> DIRECTION: Pull out every line containing the string "with".

Figure scripts
+++

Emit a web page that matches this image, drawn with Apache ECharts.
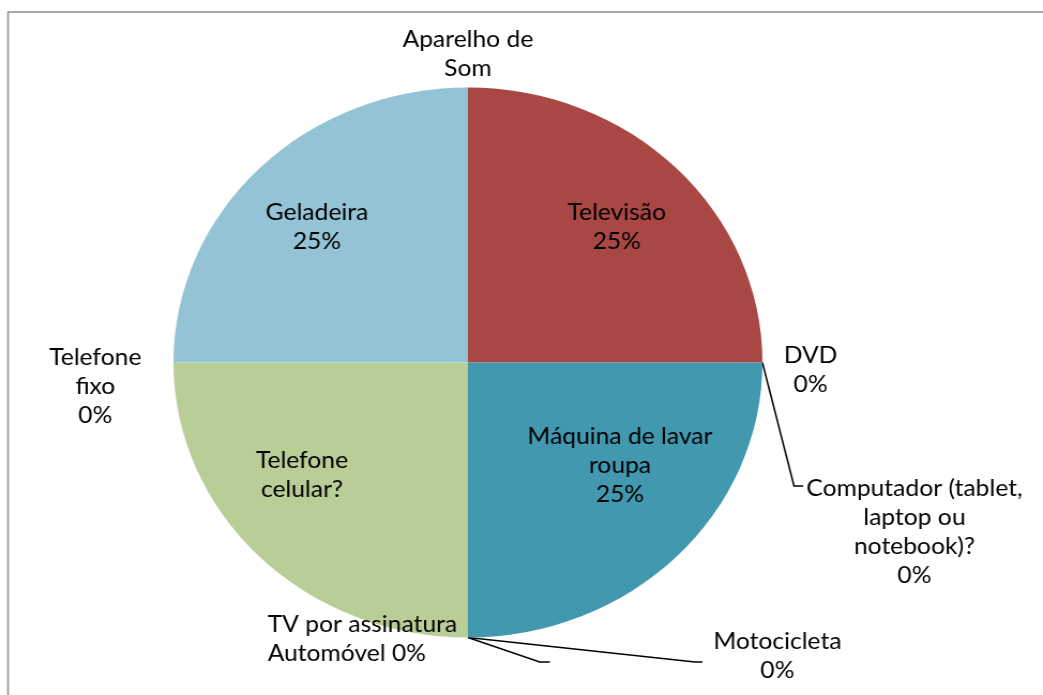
<!DOCTYPE html>
<html>
<head>
<meta charset="utf-8">
<script src="https://cdn.jsdelivr.net/npm/echarts@6/dist/echarts.min.js"></script>
<style>
  html, body { margin: 0; padding: 0; background: #fff; overflow: hidden; }
  /* the source picture is stretched a little sideways, so the whole chart is too */
  #chart { width: 974px; height: 695px; transform: scaleX(1.0708); transform-origin: 0 0; }
</style>
</head>
<body>
<div id="chart"></div>
<script>
// clockwise from 12 o'clock
const categories = ['Aparelho de Som', 'Televisão', 'DVD', 'Computador (tablet, laptop ou notebook)?',
  'Máquina de lavar roupa', 'Motocicleta', '', 'Automóvel', 'TV por assinatura',
  'Telefone celular?', 'Telefone fixo', 'Geladeira']
const values = [0, 25, 0, 0, 25, 0, 0, 0, 0, 25, 0, 25]
const labelTexts = ['Aparelho de\nSom', 'Televisão\n25%', 'DVD\n0%', 'Computador (tablet,\nlaptop ou\nnotebook)?\n0%',
  'Máquina de lavar\nroupa\n25%', 'Motocicleta\n0%', ' ', 'Automóvel 0%', 'TV por assinatura',
  'Telefone\ncelular?', 'Telefone\nfixo\n0%', 'Geladeira\n25%']
const colors = ['#4F81BD', '#A94744', '#9BBB59', '#8064A2', '#4198AF', '#F79646', '#4F81BD', '#C0504D',
  '#9BBB59', '#B9CD96', '#4BACC6', '#93C3D4']

const cx = 437
const cy = 362.5
const R = 275

// where each label sits (and the bend of its leader, if it has one)
const labelPos = [
  { x: 437, y: 54, align: 'center' },
  { x: 576, y: 227, align: 'center' },
  { x: 757, y: 370, align: 'center' },
  { x: 854, y: 532, align: 'center', line: [[741.5, 486], [750, 486]] },
  { x: 579, y: 466, align: 'center' },
  { x: 726, y: 656, align: 'center', line: [[649, 662], [656, 662]] },
  { x: 520, y: 662, align: 'left', line: [[504, 662], [513.5, 662]] },
  { x: 250, y: 654, align: 'left' },
  { x: 250, y: 625, align: 'left' },
  { x: 282, y: 475, align: 'center' },
  { x: 89, y: 387, align: 'center' },
  { x: 296, y: 227, align: 'center' }
]

const total = values.reduce((a, b) => a + b, 0)
// edge point of each slice at its middle angle
const edgePoints = []
let acc = 0
values.forEach(v => {
  const a = (acc + v / 2) / total * Math.PI * 2
  edgePoints.push([cx + R * Math.sin(a), cy - R * Math.cos(a)])
  acc += v
})

const seriesData = categories.map((name, i) => ({
  name: name,
  value: values[i],
  itemStyle: { color: colors[i] },
  labelLine: { show: !!labelPos[i].line }
}))

const chart = echarts.init(document.getElementById('chart'))
chart.setOption({
  animation: false,
  graphic: [{
    type: 'rect',
    silent: true,
    shape: { x: 7.5, y: 12, width: 2000, height: 1000 },
    style: { fill: 'none', stroke: '#8c8c8c', lineWidth: 1.5 }
  }],
  series: [{
    type: 'pie',
    center: [cx, cy],
    radius: R,
    startAngle: 90,
    clockwise: true,
    avoidLabelOverlap: false,
    itemStyle: { borderWidth: 0 },
    label: {
      show: true,
      position: 'outside',
      formatter: p => labelTexts[p.dataIndex],
      color: '#000',
      fontFamily: 'Lato',
      fontSize: 23,
      lineHeight: 29
    },
    labelLine: {
      lineStyle: { color: '#000', width: 1.5 }
    },
    labelLayout: function (params) {
      const p = labelPos[params.dataIndex]
      const res = { x: p.x, y: p.y, align: p.align, verticalAlign: 'middle' }
      if (p.line) {
        res.labelLinePoints = [edgePoints[params.dataIndex], p.line[0], p.line[1]]
      }
      return res
    },
    data: seriesData
  }]
})
</script>
</body>
</html>
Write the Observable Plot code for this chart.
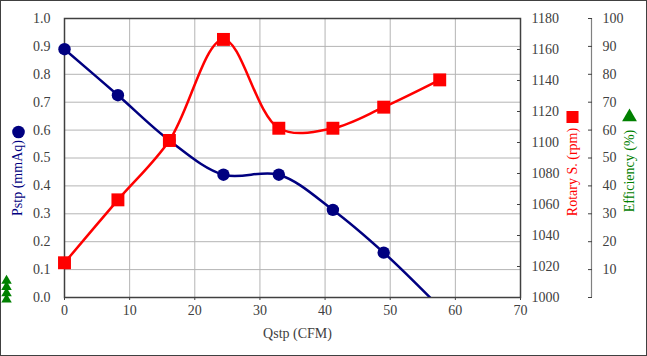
<!DOCTYPE html>
<html>
<head>
<meta charset="utf-8">
<script src="https://cdn.jsdelivr.net/npm/d3@7"></script>
<script src="https://cdn.jsdelivr.net/npm/@observablehq/plot@0.6"></script>
<style>
  html, body { margin: 0; padding: 0; background: #fff; }
  #chart svg { display: block; outline: 1px solid #404040; outline-offset: -1px; }
  #chart svg, #chart svg text, #chart svg g { font-family: "Liberation Serif", "Times New Roman", serif !important; font-variant: normal !important; }
</style>
</head>
<body>
<div id="chart"></div>
<script>
// ---- data ----
const qstp = [0, 8.2, 16.1, 24.4, 32.9, 41.2, 49.0, 57.6];          // CFM
const pstp = [0.89, 0.725, 0.563, 0.44, 0.44, 0.314, 0.161, -0.035]; // mmAq
const rpm  = [1022.4, 1063, 1101.3, 1166.5, 1109.2, 1109.2, 1122.8, 1140.4]; // rpm
const effQ = [-8.9, -8.9, -8.9, -8.9];   // efficiency points drawn in left margin
const effV = [6.0, 3.8, 1.5, -0.7];      // %

const pTicks = [0, 0.1, 0.2, 0.3, 0.4, 0.5, 0.6, 0.7, 0.8, 0.9, 1.0];
const qTicks = [0, 10, 20, 30, 40, 50, 60, 70];
const rpmTicks = [1000, 1020, 1040, 1060, 1080, 1100, 1120, 1140, 1160, 1180];
const effTicks = [0, 10, 20, 30, 40, 50, 60, 70, 80, 90, 100];

const RPM0 = 1000, RPM1 = 1180;
const toP = r => (r - RPM0) / (RPM1 - RPM0);
const effToP = e => e / 100;

const NAVY = "#000080", RED = "#ff0000", GREEN = "#008000", TXT = "#404040";
const FONT = "Liberation Serif";

const pData = qstp.map((q, i) => ({q, v: pstp[i]}));
const rData = qstp.map((q, i) => ({q, v: toP(rpm[i])}));
const eData = effQ.map((q, i) => ({q, v: effToP(effV[i])}));

const axisText = {label: null, fill: TXT, fontFamily: FONT, fontSize: 14, fontVariant: "normal"};

const chart = Plot.plot({
  width: 647,
  height: 356,
  marginLeft: 64,
  marginRight: 127,
  marginTop: 18,
  marginBottom: 59,
  style: {fontFamily: FONT, fontSize: "14px", color: TXT, background: "#fff"},
  x: {domain: [0, 70]},
  y: {domain: [0, 1]},
  marks: [
    Plot.gridY(pTicks, {stroke: "#b4b4b4", strokeOpacity: 1}),
    Plot.gridX(qTicks, {stroke: "#b4b4b4", strokeOpacity: 1}),
    Plot.frame({stroke: "#404040", strokeWidth: 1.5}),
    Plot.axisY(pTicks, {anchor: "left", tickSize: 0, tickPadding: 14, tickFormat: d3.format(".1f"), ...axisText}),
    Plot.axisX(qTicks, {anchor: "bottom", tickSize: 3, tickPadding: 5, tickFormat: d => String(d), ...axisText}),
    Plot.axisY(rpmTicks.map(toP), {anchor: "right", tickSize: -4, tickPadding: 15, tickFormat: v => String(Math.round(RPM0 + v * (RPM1 - RPM0))), ...axisText}),
    Plot.ruleX([70], {dx: 71, y1: 0, y2: 1, stroke: "#808080", strokeWidth: 1.2}),
    Plot.axisY(effTicks.map(effToP), {anchor: "right", dx: 71, tickSize: -4, tickPadding: 15, tickFormat: v => (v === 0 ? "" : String(Math.round(v * 100))), ...axisText}),
    Plot.text(["Qstp (CFM)"], {frameAnchor: "bottom", dy: 40, dx: 5, fill: TXT, fontSize: 14, fontFamily: FONT}),
    // lines
    Plot.line(pData, {x: "q", y: "v", curve: "catmull-rom", stroke: NAVY, strokeWidth: 2.5, clip: true}),
    Plot.line(rData, {x: "q", y: "v", curve: "catmull-rom", stroke: RED, strokeWidth: 2.5, clip: true}),
    Plot.dot(pData, {x: "q", y: "v", r: 6.2, fill: NAVY, filter: d => d.v >= 0}),
    Plot.dot(rData, {x: "q", y: "v", r: 7.3, symbol: "square", fill: RED}),
    Plot.dot(eData, {x: "q", y: "v", r: 3.9, symbol: "triangle", fill: GREEN}),
    // axis titles with legend markers
    Plot.text(["Pstp (mmAq)"], {frameAnchor: "left", textAnchor: "middle", dx: -47, dy: 20, rotate: -90, fill: NAVY, fontSize: 14, fontFamily: FONT}),
    Plot.dot([0], {frameAnchor: "left", dx: -46, dy: -26, r: 6.3, fill: NAVY}),
    Plot.text(["Rotary S. (rpm)"], {frameAnchor: "right", textAnchor: "middle", dx: 52, dy: 14, rotate: -90, fill: RED, fontSize: 14, fontFamily: FONT}),
    Plot.dot([0], {frameAnchor: "right", dx: 52, dy: -41, r: 6.8, symbol: "square", fill: RED}),
    Plot.text(["Efficiency (%)"], {frameAnchor: "right", textAnchor: "middle", dx: 109, dy: 13, rotate: -90, fill: GREEN, fontSize: 14, fontFamily: FONT}),
    Plot.dot([0], {frameAnchor: "right", dx: 109, dy: -41, r: 5.5, symbol: "triangle", fill: GREEN})
  ]
});
document.getElementById("chart").appendChild(chart);
</script>
</body>
</html>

+++

> REPLY TO THE EXERCISE:
Emit a web page that matches this image, drawn with Apache ECharts.
    // axis titles with legend markers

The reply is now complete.